Find each line holding the word "that" and give the total alone.

# [Available data]
* BEGIN *
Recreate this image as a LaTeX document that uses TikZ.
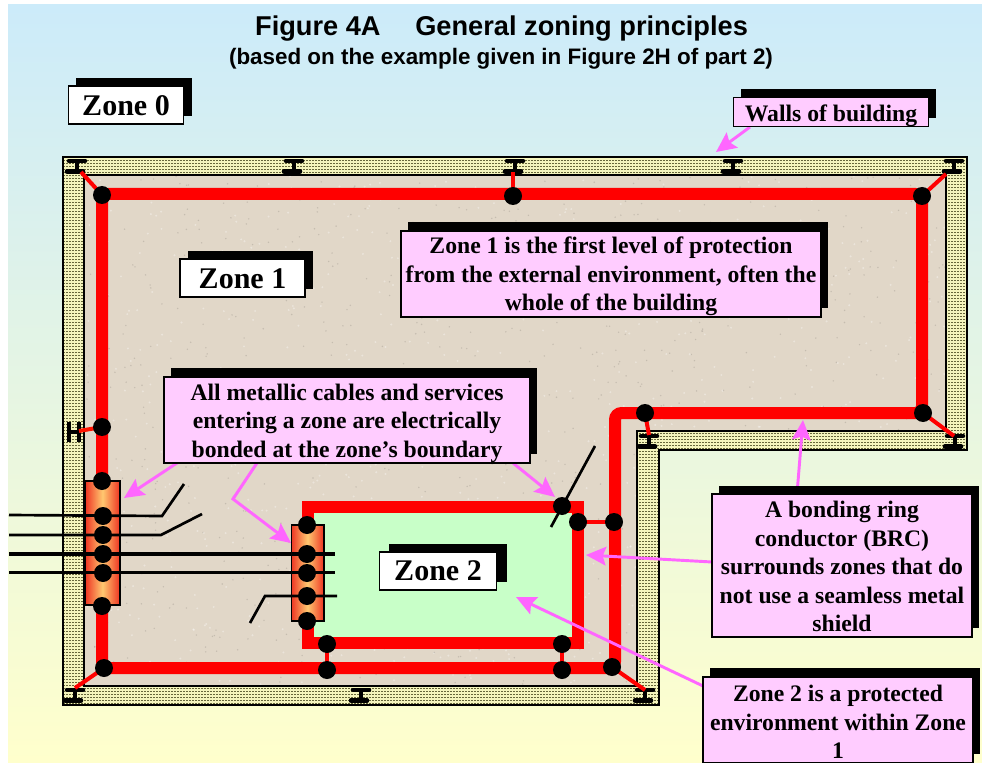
\documentclass[tikz,border=0pt]{standalone}
\usepackage{fontspec}
\setmainfont{Liberation Serif}
\setsansfont{Liberation Sans}
\usetikzlibrary{arrows.meta,shadows}
\definecolor{skytop}{HTML}{CCEBFA}
\definecolor{skybot}{HTML}{FFFFCC}
\definecolor{wallbase}{HTML}{F4F4BC}
\definecolor{walldot}{HTML}{66663A}
\definecolor{beige}{HTML}{E1D7C8}
\definecolor{zonegreen}{HTML}{C8FFC8}
\definecolor{labelpink}{HTML}{FFCCFF}
\definecolor{arrowpink}{HTML}{FF66FF}
\definecolor{barmid}{HTML}{FFC870}
\definecolor{barred}{HTML}{EE3322}
\newcommand\lstrut[1]{\rule{0pt}{#1pt}}
\tikzset{
  bond/.style={circle,fill=black,inner sep=0pt,minimum size=13.5pt},
  ring/.style={draw=red,line width=9pt,line join=miter},
  link/.style={draw=red,line width=3pt},
  cable/.style={draw=black,line width=2pt},
  barbox/.style={draw=black,line width=.8pt,left color=barred,right color=barred,middle color=barmid,inner sep=0pt},
  labelbox/.style={draw=black,line width=1.1pt,fill=labelpink,inner sep=0pt,align=center,
    font=\fontsize{17.75}{21.3}\selectfont\bfseries,
    general shadow={fill=black,shadow xshift=5.5pt,shadow yshift=6.5pt}},
  zonebox/.style={draw=black,line width=1.1pt,fill=white,inner sep=0pt,align=center,
    font=\fontsize{22.5}{26}\selectfont\bfseries},
  callout/.style={draw=arrowpink,line width=2.2pt,-{Stealth[length=15pt,width=14pt,inset=2.5pt]}},
  beam/.pic={
    \draw[black,line width=3.4pt,line cap=round] (-8,-5) -- (8,-5) (-10,5.5) -- (6,5.5);
    \draw[black,line width=3pt] (0,-5) -- (0,5.5);
  },
  sidebeam/.pic={
    \draw[black,line width=3.4pt] (-5,-10) -- (-5,10) (5,-10) -- (5,10);
    \draw[black,line width=3pt] (-5,0) -- (5,0);
  }
}
\begin{document}
\begin{tikzpicture}[x=0.75pt,y=-0.75pt]
\useasboundingbox (0,0) rectangle (982,763);
% background
\shade[top color=skytop,bottom color=skybot] (8,5) rectangle (982,763);
% walls
\def\outerwall{(63,157) -- (967,157) -- (967,450) -- (659,450) -- (659,705) -- (63,705) -- cycle}
\def\innerwall{(84,175) -- (946,175) -- (946,431) -- (637,431) -- (637,686) -- (84,686) -- cycle}
\fill[wallbase] \outerwall;
\begin{scope}
  \clip \outerwall;
  \foreach \r in {0,3,...,549}
    \draw[walldot,line width=.75pt,dash pattern=on 1.125pt off 1.125pt] (63,157.5+\r) -- (967,157.5+\r);
\end{scope}
\draw[black,line width=1.4pt] \outerwall;
\fill[beige] \innerwall;
\begin{scope}
  \clip \innerwall;
  \pgfmathsetseed{4242}
  \foreach \k in {1,...,1600} {
    \pgfmathsetmacro{\sx}{84+862*rnd}
    \pgfmathsetmacro{\sy}{175+511*rnd}
    \pgfmathsetmacro{\st}{rnd>0.5?1:0}
    \ifdim\st pt>0.5pt
      \fill[black!40!beige,opacity=.3] (\sx,\sy) circle (.6pt);
    \else
      \fill[white,opacity=.35] (\sx,\sy) circle (.8pt);
    \fi
  }
\end{scope}
\draw[black,line width=1.4pt] \innerwall;
% beams
\foreach \n/\x/\y in {b1/77/166,b2/294/166,b3/515/166,b4/733/166,b5/954/166,b6/649/441,b7/955/441,b8/75/695,b9/361/695,b10/645/695}
  \coordinate (\n) at (\x,\y);
\coordinate (b11) at (74,432);
\foreach \n in {b1,b2,b3,b4,b5,b6,b7,b8,b9,b10}
  \pic at (\n) {beam};
\pic at (b11) {sidebeam};
% bond positions
\foreach \n/\x/\y in {
  n1/102/195,n2/513/196,n3/922/196,n4/923/413,
  m1/102/427,m2/102/481,m3/103/516,m4/103/535,m5/103/554,m6/103/573,m7/102/606,n5/104/668,
  p1/307/525,p2/307/554,p3/307/573,p4/307/596,p5/307/621,
  q1/327/644,q2/327/670,q3/562/506,q4/578/522,q5/614/522,q6/562/644,q7/562/670,q8/612/667,q9/645/413}
  \coordinate (\n c) at (\x,\y);
% ring corners
\coordinate (r1) at (102,194);
\coordinate (r2) at (922,194);
\coordinate (r3) at (922,413);
\coordinate (r4) at (615,413);
\coordinate (r5) at (615,668);
\coordinate (r6) at (102,668);
\coordinate (z2tl) at (308,507);
\coordinate (z2tr) at (578,507);
\coordinate (z2br) at (578,643);
\coordinate (z2bl) at (308,643);
% zone 2
\fill[zonegreen] (z2tl) rectangle (z2br);
\draw[ring] (z2tl) -- (z2tr) -- (z2br) -- (z2bl) -- cycle;
% zone 1 ring
\draw[ring,rounded corners=5pt] (r1) -- (r2) -- (r3) -- (r4) -- (r5) -- (r6) -- cycle;
% bonding bars
\node[barbox,minimum width=26.2pt,minimum height=93pt] (bar1) at (102.5,543) {};
\node[barbox,minimum width=24.7pt,minimum height=72pt] (bar2) at (307.5,573) {};
% bonding links
\coordinate (t1) at (81,172);
\coordinate (t3) at (946,174);
\coordinate (t2) at (513,172);
\coordinate (t11) at (79,431);
\coordinate (t5) at (75,688);
\coordinate (t4) at (954,436);
\coordinate (t9) at (649,435);
\coordinate (t8) at (645,690);
\draw[link] (n1c) -- (t1);
\draw[link] (n3c) -- (t3);
\draw[link] (n2c) -- (t2);
\draw[draw=red!85!orange,line width=3pt] (m1c) -- (t11);
\draw[link] (n5c) -- (t5);
\draw[link] (n4c) -- (t4);
\draw[link] (q9c) -- (t9);
\draw[link] (q8c) -- (t8);
\draw[link] (q1c) -- (q2c);
\draw[link] (q6c) -- (q7c);
\draw[link] (q4c) -- (q5c);
% cable end points
\coordinate (c1a) at (9,515); \coordinate (c1b) at (162,516); \coordinate (c1c) at (184,484);
\coordinate (c2a) at (9,535); \coordinate (c2b) at (161,535); \coordinate (c2c) at (202,514);
\coordinate (c3a) at (9,554); \coordinate (c3b) at (335,554);
\coordinate (c4a) at (9,572.5); \coordinate (c4b) at (335,572.5);
\coordinate (c5a) at (250,623); \coordinate (c5b) at (265,596); \coordinate (c5c) at (337,596);
\coordinate (c6a) at (551,527); \coordinate (c6b) at (595,446);
% bonds
\foreach \n in {n1,n2,n3,n4,m1,m2,m3,m4,m5,m6,m7,n5,p1,p2,p3,p4,p5,q1,q2,q3,q4,q5,q6,q7,q8,q9}
  \node[bond] (\n) at (\n c) {};
% cables
\draw[cable] (c1a) -- (c1b) -- (c1c);
\draw[cable] (c2a) -- (c2b) -- (c2c);
\draw[cable,line width=2.8pt] (c3a) -- (c3b);
\draw[cable] (c4a) -- (c4b);
\draw[cable] (c5a) -- (c5b) -- (c5c);
\draw[cable] (c6a) -- (c6b);
% title
\node[font=\sffamily\bfseries\fontsize{20.4}{24}\selectfont] (title) at (501.5,28.5) {Figure 4A\hspace{1em} General zoning principles};
\node[font=\sffamily\bfseries\fontsize{16.8}{20}\selectfont] (subtitle) at (501,59) {(based on the example given in Figure 2H of part 2)};
% zone labels
\node[zonebox,minimum width=86.5pt,minimum height=28.5pt,general shadow={fill=black,shadow xshift=6pt,shadow yshift=6pt}] (zone0) at (126,105) {\lstrut{16}Zone 0};
\node[zonebox,minimum width=93.5pt,minimum height=28.5pt,general shadow={fill=black,shadow xshift=6pt,shadow yshift=6pt}] (zone1) at (242.5,278) {\lstrut{16}Zone 1};
\node[zonebox,minimum width=88pt,minimum height=28.5pt,general shadow={fill=black,shadow xshift=7.5pt,shadow yshift=6pt}] (zone2) at (438,571) {Zone 2};
% callout ends
\coordinate (swalls) at (750,127);
\coordinate (tipwalls) at (716,152);
\coordinate (sbar1) at (177,463);
\coordinate (tipbar1) at (124,498);
\coordinate (sbar2) at (257,463);
\coordinate (kink) at (233,499);
\coordinate (tipbar2) at (291,543);
\coordinate (sq3) at (513,463);
\coordinate (tipq3) at (555,497);
\coordinate (sring) at (797,494);
\coordinate (tipring) at (803,420);
\coordinate (sz2ring) at (712,562);
\coordinate (tipz2ring) at (586,555);
\coordinate (sz2) at (703,686);
\coordinate (tipz2) at (516,597);
\draw[callout] (swalls) -- (tipwalls);
\draw[callout] (sbar1) -- (tipbar1);
\draw[callout] (sbar2) -- (kink) -- (tipbar2);
\draw[callout] (sq3) -- (tipq3);
\draw[callout] (sring) -- (tipring);
\draw[callout] (sz2ring) -- (tipz2ring);
\draw[callout] (sz2) -- (tipz2);
% label boxes
\node[labelbox,minimum width=146.5pt,minimum height=22pt] (walls) at (831,112) {\lstrut{17.5}Walls of building};
\node[labelbox,minimum width=315pt,minimum height=64.5pt] (z1text) at (611,274)
  {\lstrut{16.5}Zone 1 is the first level of protection\\from the external environment, often the\\whole of the building};
\node[labelbox,minimum width=274.5pt,minimum height=64.5pt] (all) at (347,420)
  {\lstrut{17}All metallic cables and services\\entering a zone are electrically\\bonded at the zone’s boundary};
\node[labelbox,minimum width=195pt,minimum height=107pt] (brc) at (842,565.5)
  {\lstrut{14}A bonding ring\\conductor (BRC)\\surrounds zones that do\\not use a seamless metal\\shield};
\node[labelbox,minimum width=202.5pt,minimum height=64.5pt] (z2text) at (838,720)
  {\lstrut{15}Zone 2 is a protected\\environment within Zone\\1};
\end{tikzpicture}
\end{document}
* END *
# [Exercise output]
2